**CHALLENGE:** In the copy, include every entry exactly but none of the pictures.
════════════════════
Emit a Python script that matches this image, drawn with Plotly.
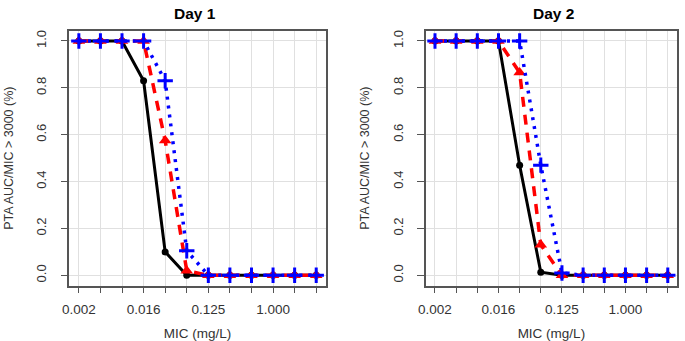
import math
import plotly.graph_objects as go

W, H = 685, 341

# MIC values (mg/L), log2 dilution series
mic = [0.001953125, 0.00390625, 0.0078125, 0.015625, 0.03125, 0.0625,
       0.125, 0.25, 0.5, 1.0, 2.0, 4.0]
tick_text = ["0.002", "", "", "0.016", "", "", "0.125", "", "", "1.000", "", ""]
y_ticks = [0.0, 0.2, 0.4, 0.6, 0.8, 1.0]
y_tick_text = ["0.0", "0.2", "0.4", "0.6", "0.8", "1.0"]

# Day 1 PTA
day1_black = [1.0, 1.0, 1.0, 0.83, 0.10, 0.0, 0.0, 0.0, 0.0, 0.0, 0.0, 0.0]
day1_red = [1.0, 1.0, 1.0, 1.0, 0.575, 0.02, 0.0, 0.0, 0.0, 0.0, 0.0, 0.0]
day1_blue = [1.0, 1.0, 1.0, 1.0, 0.83, 0.105, 0.0, 0.0, 0.0, 0.0, 0.0, 0.0]

# Day 2 PTA
day2_black = [1.0, 1.0, 1.0, 1.0, 0.47, 0.013, 0.0, 0.0, 0.0, 0.0, 0.0, 0.0]
day2_red = [1.0, 1.0, 1.0, 1.0, 0.865, 0.13, 0.0, 0.0, 0.0, 0.0, 0.0, 0.0]
day2_blue = [1.0, 1.0, 1.0, 1.0, 1.0, 0.47, 0.01, 0.0, 0.0, 0.0, 0.0, 0.0]

titles = ["Day 1", "Day 2"]

fig = go.Figure()

FONT = "Liberation Sans, Arial, sans-serif"


def add_series(xa, ya, black, red, blue):
    fig.add_trace(go.Scatter(x=mic, y=black, mode="lines+markers", xaxis=xa, yaxis=ya,
                             line=dict(color="black", width=3),
                             marker=dict(symbol="circle", size=7, color="black"),
                             showlegend=False))
    fig.add_trace(go.Scatter(x=mic, y=red, mode="lines+markers", xaxis=xa, yaxis=ya,
                             line=dict(color="red", width=3.5, dash="10px,8px"),
                             marker=dict(symbol="triangle-up", size=11, color="red"),
                             showlegend=False))
    fig.add_trace(go.Scatter(x=mic, y=blue, mode="lines+markers", xaxis=xa, yaxis=ya,
                             line=dict(color="blue", width=3.5, dash="3px,6px"),
                             marker=dict(symbol="cross-thin", size=11,
                                         line=dict(color="blue", width=3)),
                             showlegend=False))


add_series("x", "y", day1_black, day1_red, day1_blue)
add_series("x2", "y2", day2_black, day2_red, day2_blue)

l2 = math.log10(2)
xr = [l2 * (-9 - 0.44), l2 * (2 + 0.44)]
yr = [-0.044, 1.044]

ydom = [1 - 288 / H, 1 - 30 / H]
xdoms = [[63 / W, 322 / W], [423 / W, 677 / W]]

axis_common_x = dict(type="log", range=xr, tickmode="array", tickvals=mic, ticktext=tick_text,
                     showgrid=True, gridcolor="#e0e0e0", gridwidth=1.2,
                     showline=True, linecolor="#555555", linewidth=1.5, mirror=True,
                     ticks="outside", ticklen=6, tickcolor="#555555", tickwidth=1.2,
                     ticklabelstandoff=4,
                     tickfont=dict(family=FONT, size=13.5, color="#333333"),
                     zeroline=False,
                     title=dict(text="MIC (mg/L)", font=dict(family=FONT, size=13.5, color="#333333"),
                                standoff=15))
axis_common_y = dict(range=yr, tickmode="array", tickvals=y_ticks, ticktext=y_tick_text,
                     showgrid=True, gridcolor="#e0e0e0", gridwidth=1.2,
                     showline=True, linecolor="#555555", linewidth=1.5, mirror=True,
                     ticks="outside", ticklen=7, tickcolor="#555555", tickwidth=1.2,
                     tickangle=-90, ticklabelstandoff=9,
                     tickfont=dict(family=FONT, size=13, color="#333333"),
                     zeroline=False,
                     title=dict(text="PTA AUC/MIC > 3000 (%)",
                                font=dict(family=FONT, size=12.5, color="#333333"),
                                standoff=18))

fig.update_layout(
    width=W, height=H,
    margin=dict(l=0, r=0, t=0, b=0),
    paper_bgcolor="white", plot_bgcolor="white",
    xaxis=dict(domain=xdoms[0], anchor="y", **axis_common_x),
    yaxis=dict(domain=ydom, anchor="x", **axis_common_y),
    xaxis2=dict(domain=xdoms[1], anchor="y2", **axis_common_x),
    yaxis2=dict(domain=ydom, anchor="x2", **axis_common_y),
)

centers = [190, 552]
for t, cx in zip(titles, centers):
    fig.add_annotation(text="<b>" + t + "</b>", x=cx / W, y=1 - 13 / H, xref="paper", yref="paper",
                       showarrow=False, xanchor="center", yanchor="middle",
                       font=dict(family=FONT, size=15.5, color="black"))

fig.write_html("out.html", config={"displayModeBar": False},
               post_script="document.body.style.margin='0px';document.body.style.padding='0px';")
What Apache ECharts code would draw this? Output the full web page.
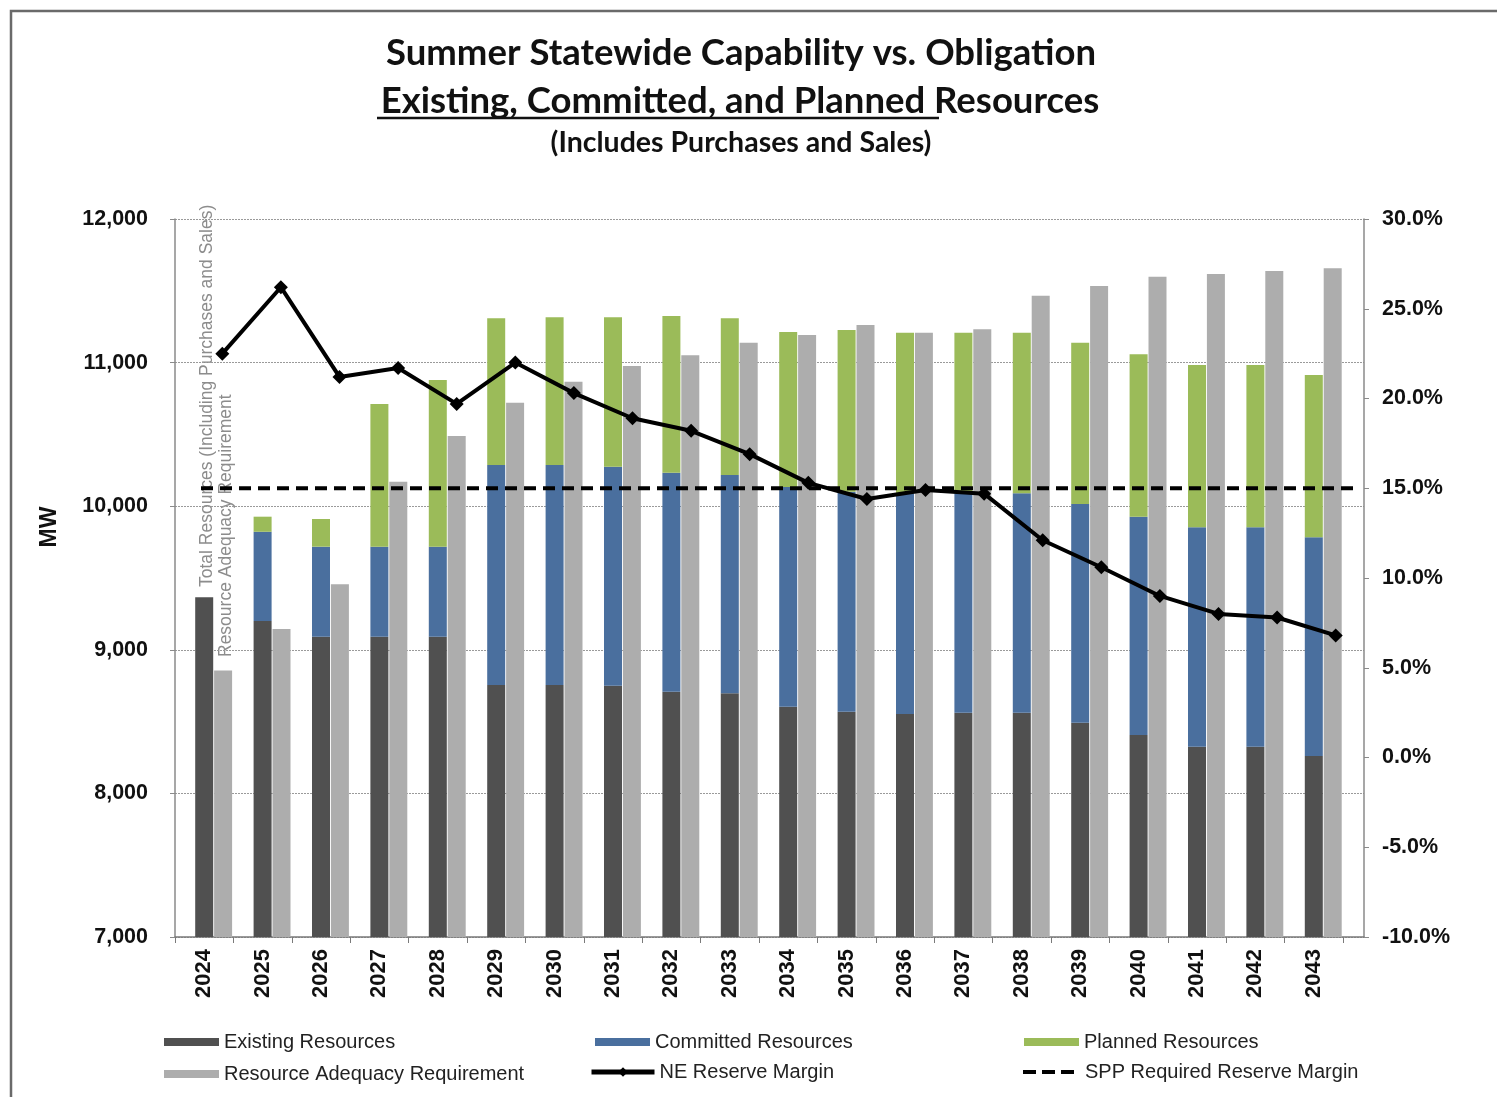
════════════════════
**FINAL RESULT:**
Emit a Python script that matches this image, drawn with Plotly.
import math
import plotly.graph_objects as go

W, H = 685, 341

# MIC values (mg/L), log2 dilution series
mic = [0.001953125, 0.00390625, 0.0078125, 0.015625, 0.03125, 0.0625,
       0.125, 0.25, 0.5, 1.0, 2.0, 4.0]
tick_text = ["0.002", "", "", "0.016", "", "", "0.125", "", "", "1.000", "", ""]
y_ticks = [0.0, 0.2, 0.4, 0.6, 0.8, 1.0]
y_tick_text = ["0.0", "0.2", "0.4", "0.6", "0.8", "1.0"]

# Day 1 PTA
day1_black = [1.0, 1.0, 1.0, 0.83, 0.10, 0.0, 0.0, 0.0, 0.0, 0.0, 0.0, 0.0]
day1_red = [1.0, 1.0, 1.0, 1.0, 0.575, 0.02, 0.0, 0.0, 0.0, 0.0, 0.0, 0.0]
day1_blue = [1.0, 1.0, 1.0, 1.0, 0.83, 0.105, 0.0, 0.0, 0.0, 0.0, 0.0, 0.0]

# Day 2 PTA
day2_black = [1.0, 1.0, 1.0, 1.0, 0.47, 0.013, 0.0, 0.0, 0.0, 0.0, 0.0, 0.0]
day2_red = [1.0, 1.0, 1.0, 1.0, 0.865, 0.13, 0.0, 0.0, 0.0, 0.0, 0.0, 0.0]
day2_blue = [1.0, 1.0, 1.0, 1.0, 1.0, 0.47, 0.01, 0.0, 0.0, 0.0, 0.0, 0.0]

titles = ["Day 1", "Day 2"]

fig = go.Figure()

FONT = "Liberation Sans, Arial, sans-serif"


def add_series(xa, ya, black, red, blue):
    fig.add_trace(go.Scatter(x=mic, y=black, mode="lines+markers", xaxis=xa, yaxis=ya,
                             line=dict(color="black", width=3),
                             marker=dict(symbol="circle", size=7, color="black"),
                             showlegend=False))
    fig.add_trace(go.Scatter(x=mic, y=red, mode="lines+markers", xaxis=xa, yaxis=ya,
                             line=dict(color="red", width=3.5, dash="10px,8px"),
                             marker=dict(symbol="triangle-up", size=11, color="red"),
                             showlegend=False))
    fig.add_trace(go.Scatter(x=mic, y=blue, mode="lines+markers", xaxis=xa, yaxis=ya,
                             line=dict(color="blue", width=3.5, dash="3px,6px"),
                             marker=dict(symbol="cross-thin", size=11,
                                         line=dict(color="blue", width=3)),
                             showlegend=False))


add_series("x", "y", day1_black, day1_red, day1_blue)
add_series("x2", "y2", day2_black, day2_red, day2_blue)

l2 = math.log10(2)
xr = [l2 * (-9 - 0.44), l2 * (2 + 0.44)]
yr = [-0.044, 1.044]

ydom = [1 - 288 / H, 1 - 30 / H]
xdoms = [[63 / W, 322 / W], [423 / W, 677 / W]]

axis_common_x = dict(type="log", range=xr, tickmode="array", tickvals=mic, ticktext=tick_text,
                     showgrid=True, gridcolor="#e0e0e0", gridwidth=1.2,
                     showline=True, linecolor="#555555", linewidth=1.5, mirror=True,
                     ticks="outside", ticklen=6, tickcolor="#555555", tickwidth=1.2,
                     ticklabelstandoff=4,
                     tickfont=dict(family=FONT, size=13.5, color="#333333"),
                     zeroline=False,
                     title=dict(text="MIC (mg/L)", font=dict(family=FONT, size=13.5, color="#333333"),
                                standoff=15))
axis_common_y = dict(range=yr, tickmode="array", tickvals=y_ticks, ticktext=y_tick_text,
                     showgrid=True, gridcolor="#e0e0e0", gridwidth=1.2,
                     showline=True, linecolor="#555555", linewidth=1.5, mirror=True,
                     ticks="outside", ticklen=7, tickcolor="#555555", tickwidth=1.2,
                     tickangle=-90, ticklabelstandoff=9,
                     tickfont=dict(family=FONT, size=13, color="#333333"),
                     zeroline=False,
                     title=dict(text="PTA AUC/MIC > 3000 (%)",
                                font=dict(family=FONT, size=12.5, color="#333333"),
                                standoff=18))

fig.update_layout(
    width=W, height=H,
    margin=dict(l=0, r=0, t=0, b=0),
    paper_bgcolor="white", plot_bgcolor="white",
    xaxis=dict(domain=xdoms[0], anchor="y", **axis_common_x),
    yaxis=dict(domain=ydom, anchor="x", **axis_common_y),
    xaxis2=dict(domain=xdoms[1], anchor="y2", **axis_common_x),
    yaxis2=dict(domain=ydom, anchor="x2", **axis_common_y),
)

centers = [190, 552]
for t, cx in zip(titles, centers):
    fig.add_annotation(text="<b>" + t + "</b>", x=cx / W, y=1 - 13 / H, xref="paper", yref="paper",
                       showarrow=False, xanchor="center", yanchor="middle",
                       font=dict(family=FONT, size=15.5, color="black"))

fig.write_html("out.html", config={"displayModeBar": False},
               post_script="document.body.style.margin='0px';document.body.style.padding='0px';")
What Apache ECharts code would draw this? Output the full web page.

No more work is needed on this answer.